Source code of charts
(begin)

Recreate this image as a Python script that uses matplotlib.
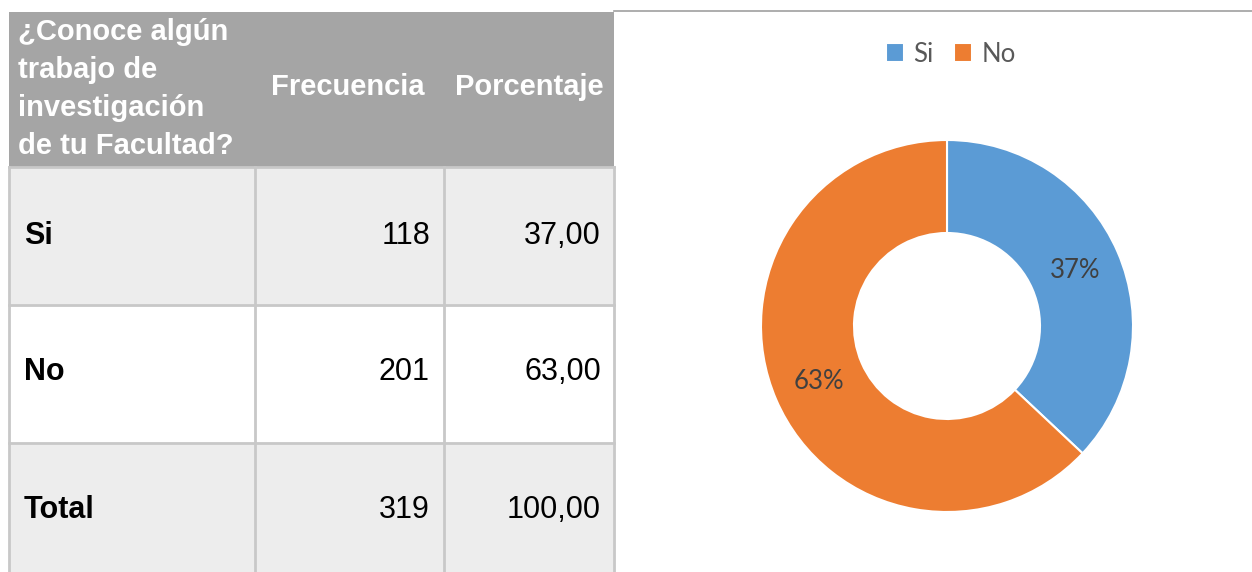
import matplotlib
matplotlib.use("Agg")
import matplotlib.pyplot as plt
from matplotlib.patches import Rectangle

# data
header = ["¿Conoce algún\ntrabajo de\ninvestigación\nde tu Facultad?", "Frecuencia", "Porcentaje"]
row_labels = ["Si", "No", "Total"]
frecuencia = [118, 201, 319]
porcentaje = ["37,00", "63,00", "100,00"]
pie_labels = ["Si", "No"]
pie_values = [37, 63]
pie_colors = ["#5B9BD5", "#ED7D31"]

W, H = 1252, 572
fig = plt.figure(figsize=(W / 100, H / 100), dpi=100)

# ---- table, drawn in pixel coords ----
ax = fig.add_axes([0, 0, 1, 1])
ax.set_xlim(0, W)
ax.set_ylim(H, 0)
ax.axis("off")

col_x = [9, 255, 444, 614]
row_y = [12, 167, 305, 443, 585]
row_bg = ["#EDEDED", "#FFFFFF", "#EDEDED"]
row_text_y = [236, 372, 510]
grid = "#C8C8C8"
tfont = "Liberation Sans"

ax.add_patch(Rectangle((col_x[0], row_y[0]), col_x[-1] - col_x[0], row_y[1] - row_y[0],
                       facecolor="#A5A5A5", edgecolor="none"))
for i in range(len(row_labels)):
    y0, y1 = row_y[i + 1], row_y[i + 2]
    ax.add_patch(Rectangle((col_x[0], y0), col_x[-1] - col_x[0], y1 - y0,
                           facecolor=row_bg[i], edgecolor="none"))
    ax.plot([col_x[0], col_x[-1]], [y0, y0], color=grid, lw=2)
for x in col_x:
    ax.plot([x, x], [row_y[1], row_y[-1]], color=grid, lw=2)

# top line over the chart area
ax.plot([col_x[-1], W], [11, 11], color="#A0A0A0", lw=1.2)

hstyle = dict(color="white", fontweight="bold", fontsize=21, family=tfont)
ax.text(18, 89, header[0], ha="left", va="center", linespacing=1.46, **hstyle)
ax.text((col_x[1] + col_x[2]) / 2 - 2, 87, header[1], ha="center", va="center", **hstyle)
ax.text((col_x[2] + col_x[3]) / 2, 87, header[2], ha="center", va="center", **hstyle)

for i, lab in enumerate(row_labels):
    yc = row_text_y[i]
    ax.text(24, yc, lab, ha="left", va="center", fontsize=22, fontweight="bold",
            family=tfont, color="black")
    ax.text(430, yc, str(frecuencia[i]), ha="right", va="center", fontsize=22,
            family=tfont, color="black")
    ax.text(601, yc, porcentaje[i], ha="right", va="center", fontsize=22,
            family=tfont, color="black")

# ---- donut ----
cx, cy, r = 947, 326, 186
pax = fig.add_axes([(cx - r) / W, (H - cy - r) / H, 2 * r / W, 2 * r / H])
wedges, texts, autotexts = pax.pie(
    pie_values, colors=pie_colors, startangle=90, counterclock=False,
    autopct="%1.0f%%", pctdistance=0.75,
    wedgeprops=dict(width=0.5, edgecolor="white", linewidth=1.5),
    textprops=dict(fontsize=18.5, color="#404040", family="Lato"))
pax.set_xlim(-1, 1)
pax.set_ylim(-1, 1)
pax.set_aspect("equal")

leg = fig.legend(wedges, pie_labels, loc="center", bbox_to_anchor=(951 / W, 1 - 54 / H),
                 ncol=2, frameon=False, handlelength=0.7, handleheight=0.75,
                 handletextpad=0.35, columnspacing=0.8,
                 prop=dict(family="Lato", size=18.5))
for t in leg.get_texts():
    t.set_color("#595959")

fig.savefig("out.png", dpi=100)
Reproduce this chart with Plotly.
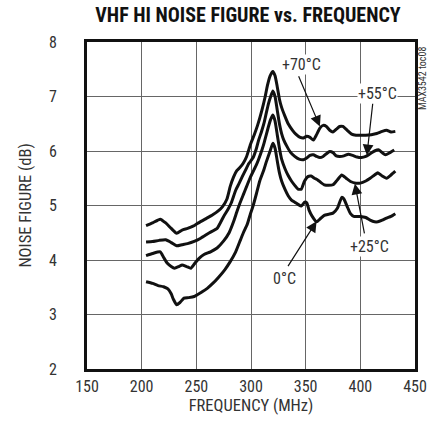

(end)

AIM: Output every entry verbatim. Pictures do not belong in the copy.

RESULT OF THE EXERCISE:
Recreate this image as a Python script that uses matplotlib.
import matplotlib
matplotlib.use("Agg")
import matplotlib.pyplot as plt
from matplotlib.patches import Rectangle

# data
header = ["¿Conoce algún\ntrabajo de\ninvestigación\nde tu Facultad?", "Frecuencia", "Porcentaje"]
row_labels = ["Si", "No", "Total"]
frecuencia = [118, 201, 319]
porcentaje = ["37,00", "63,00", "100,00"]
pie_labels = ["Si", "No"]
pie_values = [37, 63]
pie_colors = ["#5B9BD5", "#ED7D31"]

W, H = 1252, 572
fig = plt.figure(figsize=(W / 100, H / 100), dpi=100)

# ---- table, drawn in pixel coords ----
ax = fig.add_axes([0, 0, 1, 1])
ax.set_xlim(0, W)
ax.set_ylim(H, 0)
ax.axis("off")

col_x = [9, 255, 444, 614]
row_y = [12, 167, 305, 443, 585]
row_bg = ["#EDEDED", "#FFFFFF", "#EDEDED"]
row_text_y = [236, 372, 510]
grid = "#C8C8C8"
tfont = "Liberation Sans"

ax.add_patch(Rectangle((col_x[0], row_y[0]), col_x[-1] - col_x[0], row_y[1] - row_y[0],
                       facecolor="#A5A5A5", edgecolor="none"))
for i in range(len(row_labels)):
    y0, y1 = row_y[i + 1], row_y[i + 2]
    ax.add_patch(Rectangle((col_x[0], y0), col_x[-1] - col_x[0], y1 - y0,
                           facecolor=row_bg[i], edgecolor="none"))
    ax.plot([col_x[0], col_x[-1]], [y0, y0], color=grid, lw=2)
for x in col_x:
    ax.plot([x, x], [row_y[1], row_y[-1]], color=grid, lw=2)

# top line over the chart area
ax.plot([col_x[-1], W], [11, 11], color="#A0A0A0", lw=1.2)

hstyle = dict(color="white", fontweight="bold", fontsize=21, family=tfont)
ax.text(18, 89, header[0], ha="left", va="center", linespacing=1.46, **hstyle)
ax.text((col_x[1] + col_x[2]) / 2 - 2, 87, header[1], ha="center", va="center", **hstyle)
ax.text((col_x[2] + col_x[3]) / 2, 87, header[2], ha="center", va="center", **hstyle)

for i, lab in enumerate(row_labels):
    yc = row_text_y[i]
    ax.text(24, yc, lab, ha="left", va="center", fontsize=22, fontweight="bold",
            family=tfont, color="black")
    ax.text(430, yc, str(frecuencia[i]), ha="right", va="center", fontsize=22,
            family=tfont, color="black")
    ax.text(601, yc, porcentaje[i], ha="right", va="center", fontsize=22,
            family=tfont, color="black")

# ---- donut ----
cx, cy, r = 947, 326, 186
pax = fig.add_axes([(cx - r) / W, (H - cy - r) / H, 2 * r / W, 2 * r / H])
wedges, texts, autotexts = pax.pie(
    pie_values, colors=pie_colors, startangle=90, counterclock=False,
    autopct="%1.0f%%", pctdistance=0.75,
    wedgeprops=dict(width=0.5, edgecolor="white", linewidth=1.5),
    textprops=dict(fontsize=18.5, color="#404040", family="Lato"))
pax.set_xlim(-1, 1)
pax.set_ylim(-1, 1)
pax.set_aspect("equal")

leg = fig.legend(wedges, pie_labels, loc="center", bbox_to_anchor=(951 / W, 1 - 54 / H),
                 ncol=2, frameon=False, handlelength=0.7, handleheight=0.75,
                 handletextpad=0.35, columnspacing=0.8,
                 prop=dict(family="Lato", size=18.5))
for t in leg.get_texts():
    t.set_color("#595959")

fig.savefig("out.png", dpi=100)
Reproduce this chart with Plotly.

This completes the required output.